Early mentions of coal near Catamutún include a description by Rodolfo Amando Philippi in 1851 and a passage in Vicente Pérez Rosales' book Recuerdos del pasado in 1855. Mining explorations were performed by private individuals in 1873 and by public works in 1908. In 1945 Catamutún begun to be exploited by Compañía Carbonífera San Pedro de Catamutún. Mining was done using room and pillar and the longwall mining systems depending on the local conditions. The introduction of longwall mining improved the recovery rates of the mines.

Miners lived initially in a mining camp the Catamutún area. Conditions in the mining cominity were precarious, particularly for children, which led social workers and the mining company to create saving accounts to finance a housing project. so that workers moved in the late 1980s to the new Miraflores neighborhood in city of La Unión. La Unión, a city with better services and schooling opportunities, became thus a dormitory town for miners.

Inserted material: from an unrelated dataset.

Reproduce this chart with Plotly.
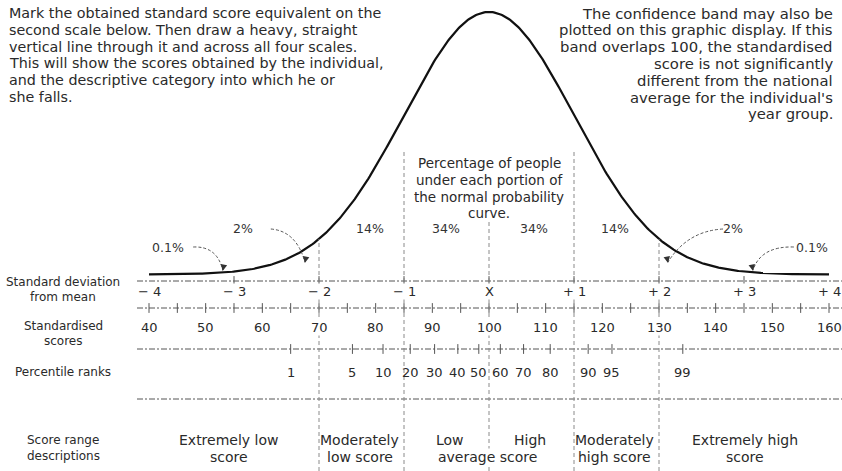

Most miners had a peasant background, which they retained after they began to work in the mines. Example of this are the leave request miners did in order to be able to sow or harvest potatoes, or the fact that miners spent their free time in their farms rather than together with other miners. Mining in Catamutún ceased in the late 1990s. Until that point Catamutún had been the only coal mine in Los Ríos Region and Los Lagos Region in continuous operations from the 1940s. Some workers were transferred by the company to the Mulpún mine (Note: This mine was purchased by Compañía Carbonífera San Pedro de Catamutún in 1987.) where mining continued until 2001.